General Factors Affecting Sexual Functioning Evaluated in Assessment
Once a possible sexual problem has been identified, the most important assessment tool for the oncology health provider is a clinical interview with an individual man or woman, or with a couple. The following brief list of factors known to impact current sexual functioning should be included in an assessment; the patient's specific sexual concerns or needs at the time dictate the approach and content of the discussion.
Current sexual status
In the evaluation of an individual's sexual function, the initial phase of assessment serves to clarify the nature of the individual's problem and/or complaint. A variety of aspects of current sexual function should be addressed, including the frequency of experiencing spontaneous desire for sex; ease of feeling subjective pleasure with sexual stimulation; energy for sexual activity; and signs of physiological arousal, including the ability to achieve and maintain a firm erection for a man, and vaginal expansion and lubrication for a woman. The ability to reach an orgasm is another important measure of sexual function. It is helpful to ask what types of sexual stimulation can trigger an orgasm (i.e., self-touch, use of a vibrator or shower massage, partner caressing, oral stimulation, or intercourse). Pain in the genital area that occurs with sexual activity should be described in detail: "Where is the pain? What does it feel like? What kinds of sexual activity trigger it? Does it happen every time? How long does it last?" When these lines of inquiry elicit a sexual problem, the interviewer should ask when the problem began, especially whether a cancer diagnosis or particular treatment occurred close in time to onset of the problem. Because many people who have cancer take prescription medications that can interfere with sexual function, including antihypertensives, antidepressants, or psychotropic medications, the interviewer should find out whether a new medication or change of dosage was prescribed at the problem's onset.
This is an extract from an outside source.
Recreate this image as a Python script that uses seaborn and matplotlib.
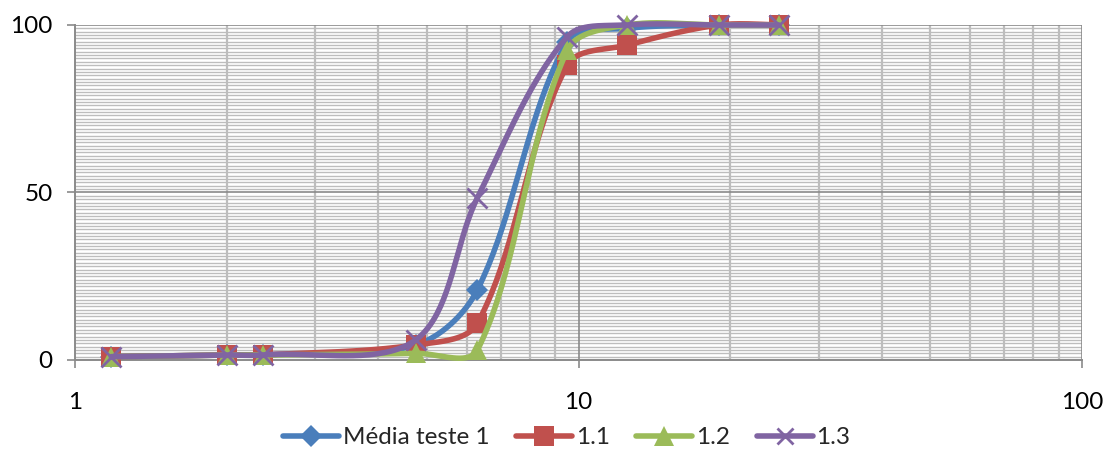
import numpy as np
import pandas as pd
import matplotlib
matplotlib.use("Agg")
import matplotlib.pyplot as plt
from matplotlib.lines import Line2D
import seaborn as sns

# ---- data ----
sieve_mm = [1.18, 2.0, 2.36, 4.75, 6.3, 9.5, 12.5, 19.0, 25.0]
series_names = ["Média teste 1", "1.1", "1.2", "1.3"]
media_teste_1 = [1.0, 1.5, 1.5, 4.5, 21.0, 95.0, 99.0, 100.0, 100.0]
s_1_1 = [1.0, 1.5, 1.5, 4.5, 11.0, 88.0, 94.0, 100.0, 100.0]
s_1_2 = [1.0, 1.5, 1.5, 2.0, 3.0, 92.5, 100.0, 100.0, 100.0]
s_1_3 = [1.0, 1.5, 1.5, 6.0, 48.5, 96.5, 100.0, 100.0, 100.0]
y_ticks = [0, 50, 100]
x_ticks = [1, 10, 100]
x_tick_labels = ["1", "10", "100"]

colors = ["#4A7EBB", "#C0504D", "#9BBB59", "#8064A2"]
markers = ["D", "s", "^", "x"]
msizes = [11, 14, 14, 14]

sns.set_theme(style="white")
plt.rcParams['font.family'] = ['Lato', 'DejaVu Sans']

PX_DEC = 503.0   # pixels per decade on x
PX_Y = 3.35      # pixels per unit on y


def smooth(xs, ys, n=40):
    """Excel-like Bezier smoothing, computed in pixel space."""
    P = np.column_stack([np.log10(xs) * PX_DEC, np.asarray(ys) * PX_Y])
    m = len(P)
    out = []
    d = np.linalg.norm(np.diff(P, axis=0), axis=1)
    for i in range(m - 1):
        p1, p2 = P[i], P[i + 1]
        if i > 0:
            t1 = (P[i + 1] - P[i - 1]) * d[i] / (d[i - 1] + d[i]) / 3.0
        else:
            t1 = (P[i + 1] - P[i]) / 3.0 * 0.5
        if i + 2 < m:
            t2 = (P[i + 2] - P[i]) * d[i] / (d[i] + d[i + 1]) / 3.0
        else:
            t2 = (P[i + 1] - P[i]) / 3.0 * 0.5
        c1 = p1 + t1
        c2 = p2 - t2
        t = np.linspace(0, 1, n, endpoint=(i == m - 2))[:, None]
        b = ((1 - t) ** 3) * p1 + 3 * ((1 - t) ** 2) * t * c1 + 3 * (1 - t) * t ** 2 * c2 + t ** 3 * p2
        out.append(b)
    B = np.vstack(out)
    return 10 ** (B[:, 0] / PX_DEC), B[:, 1] / PX_Y


fig = plt.figure(figsize=(11.07, 4.61), dpi=100)
ax = fig.add_axes([0.0678, 0.2191, 0.9096, 0.7267])
ax.set_xscale("log")
ax.set_xlim(1, 100)
ax.set_ylim(0, 100)

# grid
grid_minor = "#bdbdbd"
grid_major = "#8a8a8a"
for yv in range(1, 100):
    if yv % 50 != 0:
        ax.axhline(yv, color=grid_minor, lw=1.0, zorder=0)
for dec in [1, 10]:
    for k in range(2, 10):
        ax.axvline(dec * k, color=grid_minor, lw=1.6, zorder=0.5)
for yv in [50, 100]:
    ax.axhline(yv, color=grid_major, lw=1.2, zorder=0.6)
for xv in [10, 100]:
    ax.axvline(xv, color=grid_major, lw=1.2, zorder=0.6)

all_series = [media_teste_1, s_1_1, s_1_2, s_1_3]
handles = []
for i, (name, vals) in enumerate(zip(series_names, all_series)):
    sx, sy = smooth(sieve_mm, vals)
    dfl = pd.DataFrame({"x": sx, "y": sy})
    sns.lineplot(data=dfl, x="x", y="y", ax=ax, color=colors[i], lw=4,
                 sort=False, estimator=None, zorder=2 + i, clip_on=False)
    dfp = pd.DataFrame({"x": sieve_mm, "y": vals})
    if markers[i] == "x":
        ax.plot(dfp["x"], dfp["y"], ls="none", marker="x", ms=msizes[i],
                mew=2, color=colors[i], zorder=2.5 + i, clip_on=False)
    else:
        ax.plot(dfp["x"], dfp["y"], ls="none", marker=markers[i], ms=msizes[i],
                mew=0, color=colors[i], zorder=2.5 + i, clip_on=False)
    handles.append(Line2D([0], [0], color=colors[i], lw=4, marker=markers[i],
                          ms=msizes[i] if markers[i] != "x" else 11,
                          mew=0 if markers[i] != "x" else 2,
                          solid_capstyle="round"))

ax.set_xlabel("")
ax.set_ylabel("")
ax.set_yticks(y_ticks)
ax.set_xticks(x_ticks)
ax.set_xticklabels(x_tick_labels)
ax.xaxis.set_minor_locator(matplotlib.ticker.NullLocator())
ax.tick_params(axis="both", which="major", direction="out", length=6,
               width=1.2, color=grid_major, labelsize=17.5, labelcolor="black",
               left=True, bottom=True)
ax.tick_params(axis="y", pad=10)
ax.tick_params(axis="x", pad=17)

for side in ["top", "right"]:
    ax.spines[side].set_visible(False)
for side in ["left", "bottom"]:
    ax.spines[side].set_color(grid_major)
    ax.spines[side].set_linewidth(1.4)
    ax.spines[side].set_zorder(1)

fig.legend(handles, series_names, loc="center", bbox_to_anchor=(0.512, 0.05),
           ncol=4, frameon=False, fontsize=17.5, handlelength=2.3,
           handletextpad=0.15, columnspacing=1.1)

fig.savefig("out.png", dpi=100)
Premorbid sexual functioning
An individual's past (pre-illness) sexual development, preferences, and experience are vital to assessment of sexual status. The level of sexual functioning before diagnosis and treatment, interest, satisfaction, and importance of sexual functioning in the relationship all influence the patient's potential distress related to current sexual status. Individuals who have already experienced sexual difficulties may be especially vulnerable to the effects of treatment. Clinicians should be careful not to make assumptions regarding the patient's previous sexual experience or the importance of sexual expression.
Psychosocial Aspects of Sexuality
The patient may or may not have an available partner at the time of diagnosis. Sexuality should be taken no less seriously by the clinician or the patient if there is no partner. For patients with a partner, the clinician should consider and discuss the duration, quality, and stability of the relationship before diagnosis. Additionally, as many patients fear rejection and abandonment, the clinician should inquire about the partner's response to the illness and the patient's concerns about the impact of treatment on the partner.[15,16,17] Partners share many of the same reactions as patients in that their most significant concerns typically relate to loss and fear of death. Moreover, the partner's physical, sexual, and emotional health should be considered relative to his/her previous and current sexual status in a complete assessment. A clinician should recognize that most couples experience difficulty discussing sexual preferences, concerns, and fears even under ideal circumstances and that sexual communication problems tend to worsen with illness and threat of death.